Toda marca pode criar comunidades? Mais ou menos. Tom Herbst, que levou a marca The North Face a se tornar o que é hoje, comentou em sua apresentação que algumas empresas podem ter como meta, e até como propósito, algo muito simples como simplesmente facilitar o pagamento de impostos das pessoas e empresas. Isso não vai gerar mobilizações, nem comunidades, e também não é um problema. Só que, no mundo conectado, muitas empresas também têm a oportunidade de crescer, com as comunidades, de uma maneira que não existia antes. Isso não significa apenas se apoiar em uma fanbase para vender mais. Pode significar novos modelos de negócio, novas formas de estruturar e pesquisar produtos, novos tipos de serviços a oferecer. Ou um caminho para alinhar e motivar a própria equipe da empresa, entre outras coisas. A oportunidade não se limita a startups e empresas digitais. Mesmo um gigante como o McDonalds aproveitou um movimento de “hackers de sanduíche” para finalmente tornar oficial o Big Mac Chicken – algo que eles identificaram que a comunidade de fãs fazia e postava nas redes.

Uma das oportunidades que tivemos foi justamente de escutar uma das maiores especialistas no assunto, Laura Nestler, Vice-Presidente de Comunidades do Reddit. “Eu tenho ‘comunidades’ na descrição do meu cargo há 18 anos, e só vi a demanda por essa função aumentar desde então. Foi um crescimento explosivo”, comentou. Ela já trabalhou nessa área para apps como o Duolingo, de ensino de línguas. Para portais como o Yelp, de avaliações e recomendações de bares, restaurantes e lojas. E também para fundos de venture capital como o Andreessen Horowitz. Hoje ela zela pela audiência do 6º site mais frequentado dos Estados Unidos e o 10º do mundo, o Reddit, um portal justamente focado em comunidades de diversos assuntos. Ela trouxe lições muito relevantes sobre como lidar com elas:

“Comunidade não é uma lista de distribuição. Não é uma base de usuários. A comunidade não é um público. Público é quem recebe uma mensagem. A comunidade recebe mensagem mas também fala entre si e responde de volta”.
“Recentemente ouvi um importante palestrante do setor dizer que as pessoas não querem comprar coisas, elas querem se juntar a um movimento. Certo? Às vezes. Mas às vezes você só quer comprar uma xícara de café ou trocar o óleo, sem aderir a um movimento. E não estou aqui para convencê-los do contrário. Na verdade, estou aqui para fazer exatamente o oposto. Queria dizer que a maioria das marcas não está pronta para isso. Elas não são capazes e, francamente, não são corajosas o suficiente para aproveitar a energia que pode ser gerada por uma comunidade, porque isso significa abrir mão do controle”.

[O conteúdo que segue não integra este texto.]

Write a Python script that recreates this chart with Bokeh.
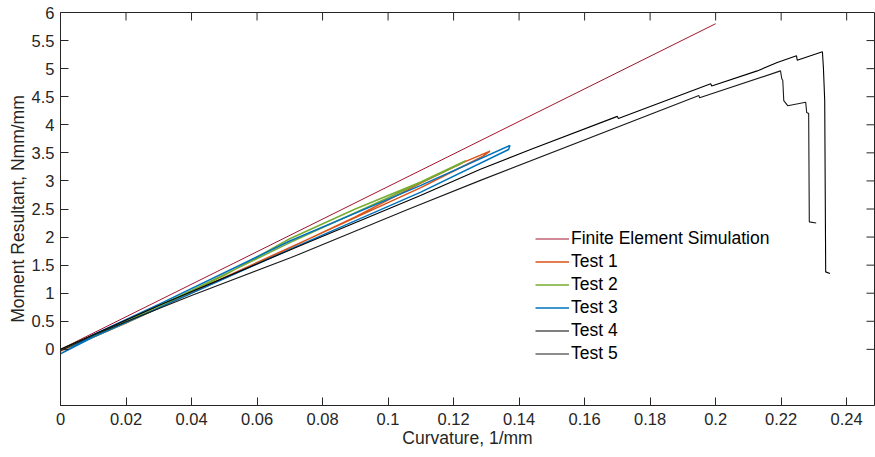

“Cada comunidade tem sua rede de normas, gírias, piadas internas e valores. Sua cultura. Se você não respeitá-las, terá problemas”.

“Pense em uma enciclopédia digital comercializada por uma das maiores empresas do mundo, escrita por grandes especialistas, pagos para criar conteúdo. Agora pense em uma enciclopédia colaborativa, gratuita, produzida por voluntários, financiada por doações. Nenhum economista em sã consciência diria que a segunda opção venceria. Mas venceu, e a Wikipedia concorria com a primeira opção, que era a Encarta, da Microsoft. Hoje mais de um bilhão de pessoas a consulta todo mês. São mais de 60 milhões de páginas, produzidas e atualizadas por uma comunidade de mais de 200 mil pessoas extremamente motivadas”.

“O crescimento através da comunidade vem quando ela não somente participa, mas ajuda a moldar o que está sendo feito. Eles são essenciais para atingir o objetivo final. Por isso a marca precisa estar preparada para ouvir e evoluir com esse feedback”.

O desafio é aprender a identificar essas comunidades e entender como impulsioná-las ou fazer parte sem tentar assumir o comando. As pessoas é que são as verdadeiras protagonistas – e as marcas que tem a sorte de ter uma comunidade construída à sua volta devem se acostumar a abraçar tanto as coisas boas quanto o caos que vem com esse movimento tão orgânico e, ao mesmo tempo, tão autentico. É um novo jogo. Mais complexo e mais desafiador. Mas que, em muitos setores, vai definir quem fica na liga principal. E, nesse caso, a torcida entra em campo.